== What you should do ==
Repeat all of the material below exactly as written, images excluded.
:::::
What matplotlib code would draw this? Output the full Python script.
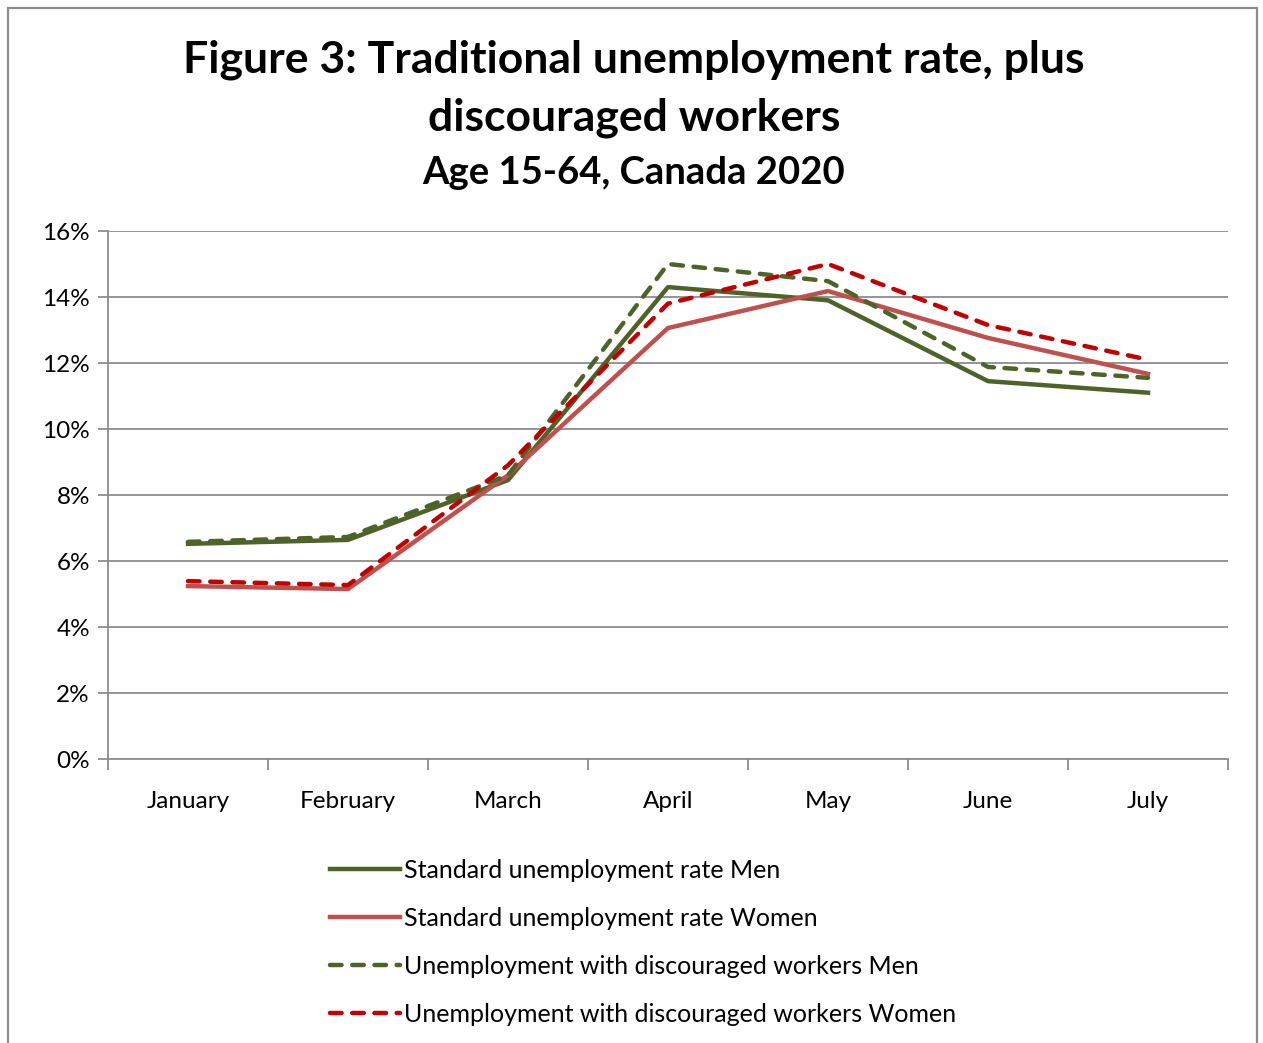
import matplotlib
matplotlib.use("Agg")
import matplotlib.pyplot as plt
import matplotlib.patches as patches
import numpy as np
from matplotlib.ticker import FuncFormatter

plt.rcParams['font.family'] = ['Lato', 'DejaVu Sans']

months = ['January', 'February', 'March', 'April', 'May', 'June', 'July']
std_men = [6.52, 6.64, 8.45, 14.3, 13.9, 11.45, 11.1]
std_women = [5.24, 5.15, 8.6, 13.06, 14.18, 12.76, 11.67]
disc_men = [6.58, 6.73, 8.6, 15.0, 14.48, 11.88, 11.55]
disc_women = [5.39, 5.27, 8.9, 13.8, 15.0, 13.15, 12.1]

W, H = 1263, 1043
fig = plt.figure(figsize=(W / 100, H / 100), dpi=100)
ax = fig.add_axes([108 / W, 1 - 759 / H, (1228 - 108) / W, (759 - 231) / H])

# frame around the whole chart
fig.patches.append(patches.Rectangle((8 / W, -0.01), (1257 - 8) / W, 1 - 8 / H + 0.01,
                                     transform=fig.transFigure, fill=False,
                                     edgecolor='#8c8c8c', lw=1.6))

x = np.arange(len(months))
green = '#4F6228'
lw = 3.2
ax.plot(x, std_men, color=green, lw=lw, label='Standard unemployment rate Men', zorder=3)
ax.plot(x, std_women, color='#C0504D', lw=lw, label='Standard unemployment rate Women', zorder=3)
ax.plot(x, disc_men, color=green, lw=lw, ls=(0, (2.6, 2.4)), dash_capstyle='round',
        label='Unemployment with discouraged workers Men', zorder=4)
ax.plot(x, disc_women, color='#C00000', lw=lw, ls=(0, (2.6, 2.4)), dash_capstyle='round',
        label='Unemployment with discouraged workers Women', zorder=4)

ax.set_xlim(-0.5, 6.5)
ax.set_ylim(0, 16)
ax.set_yticks(np.arange(0, 17, 2))
ax.yaxis.set_major_formatter(FuncFormatter(lambda v, p: f'{v:.0f}%'))
ax.grid(axis='y', color='#8c8c8c', lw=1.3)
ax.set_axisbelow(True)

# category boundaries as ticks, labels centred on each month
ax.set_xticks(np.arange(-0.5, 7, 1))
ax.set_xticklabels([])
ax.set_xticks(x, minor=True)
ax.set_xticklabels(months, minor=True, fontsize=17.5)
ax.tick_params(axis='x', which='minor', length=0, pad=23)
ax.tick_params(axis='x', which='major', length=8, color='#8c8c8c', width=1.3)
ax.tick_params(axis='y', length=7, color='#8c8c8c', width=1.3, labelsize=17.5, pad=6)

for s in ['top', 'right']:
    ax.spines[s].set_visible(False)
ax.spines['left'].set_color('#8c8c8c')
ax.spines['bottom'].set_color('#8c8c8c')
ax.spines['left'].set_linewidth(1.3)
ax.spines['bottom'].set_linewidth(1.3)

fig.text(0.502, 1 - 60 / H, 'Figure 3: Traditional unemployment rate, plus',
         ha='center', va='center', fontsize=32, fontweight='bold')
fig.text(0.502, 1 - 118 / H, 'discouraged workers',
         ha='center', va='center', fontsize=32, fontweight='bold')
fig.text(0.502, 1 - 173 / H, 'Age 15-64, Canada 2020',
         ha='center', va='center', fontsize=27.5, fontweight='bold')

fig.legend(loc='upper left', bbox_to_anchor=(330 / W, 1 - 859 / H), frameon=False,
           fontsize=18, handlelength=2.8, handletextpad=0.15, labelspacing=1.0,
           borderaxespad=0, borderpad=0)

fig.savefig('out.png', dpi=100, facecolor='white')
:::::
== Solved problem ==
What matplotlib code would draw this? Output the full Python script.
import matplotlib
matplotlib.use("Agg")
import matplotlib.pyplot as plt
import matplotlib.patches as patches
import numpy as np
from matplotlib.ticker import FuncFormatter

plt.rcParams['font.family'] = ['Lato', 'DejaVu Sans']

months = ['January', 'February', 'March', 'April', 'May', 'June', 'July']
std_men = [6.52, 6.64, 8.45, 14.3, 13.9, 11.45, 11.1]
std_women = [5.24, 5.15, 8.6, 13.06, 14.18, 12.76, 11.67]
disc_men = [6.58, 6.73, 8.6, 15.0, 14.48, 11.88, 11.55]
disc_women = [5.39, 5.27, 8.9, 13.8, 15.0, 13.15, 12.1]

W, H = 1263, 1043
fig = plt.figure(figsize=(W / 100, H / 100), dpi=100)
ax = fig.add_axes([108 / W, 1 - 759 / H, (1228 - 108) / W, (759 - 231) / H])

# frame around the whole chart
fig.patches.append(patches.Rectangle((8 / W, -0.01), (1257 - 8) / W, 1 - 8 / H + 0.01,
                                     transform=fig.transFigure, fill=False,
                                     edgecolor='#8c8c8c', lw=1.6))

x = np.arange(len(months))
green = '#4F6228'
lw = 3.2
ax.plot(x, std_men, color=green, lw=lw, label='Standard unemployment rate Men', zorder=3)
ax.plot(x, std_women, color='#C0504D', lw=lw, label='Standard unemployment rate Women', zorder=3)
ax.plot(x, disc_men, color=green, lw=lw, ls=(0, (2.6, 2.4)), dash_capstyle='round',
        label='Unemployment with discouraged workers Men', zorder=4)
ax.plot(x, disc_women, color='#C00000', lw=lw, ls=(0, (2.6, 2.4)), dash_capstyle='round',
        label='Unemployment with discouraged workers Women', zorder=4)

ax.set_xlim(-0.5, 6.5)
ax.set_ylim(0, 16)
ax.set_yticks(np.arange(0, 17, 2))
ax.yaxis.set_major_formatter(FuncFormatter(lambda v, p: f'{v:.0f}%'))
ax.grid(axis='y', color='#8c8c8c', lw=1.3)
ax.set_axisbelow(True)

# category boundaries as ticks, labels centred on each month
ax.set_xticks(np.arange(-0.5, 7, 1))
ax.set_xticklabels([])
ax.set_xticks(x, minor=True)
ax.set_xticklabels(months, minor=True, fontsize=17.5)
ax.tick_params(axis='x', which='minor', length=0, pad=23)
ax.tick_params(axis='x', which='major', length=8, color='#8c8c8c', width=1.3)
ax.tick_params(axis='y', length=7, color='#8c8c8c', width=1.3, labelsize=17.5, pad=6)

for s in ['top', 'right']:
    ax.spines[s].set_visible(False)
ax.spines['left'].set_color('#8c8c8c')
ax.spines['bottom'].set_color('#8c8c8c')
ax.spines['left'].set_linewidth(1.3)
ax.spines['bottom'].set_linewidth(1.3)

fig.text(0.502, 1 - 60 / H, 'Figure 3: Traditional unemployment rate, plus',
         ha='center', va='center', fontsize=32, fontweight='bold')
fig.text(0.502, 1 - 118 / H, 'discouraged workers',
         ha='center', va='center', fontsize=32, fontweight='bold')
fig.text(0.502, 1 - 173 / H, 'Age 15-64, Canada 2020',
         ha='center', va='center', fontsize=27.5, fontweight='bold')

fig.legend(loc='upper left', bbox_to_anchor=(330 / W, 1 - 859 / H), frameon=False,
           fontsize=18, handlelength=2.8, handletextpad=0.15, labelspacing=1.0,
           borderaxespad=0, borderpad=0)

fig.savefig('out.png', dpi=100, facecolor='white')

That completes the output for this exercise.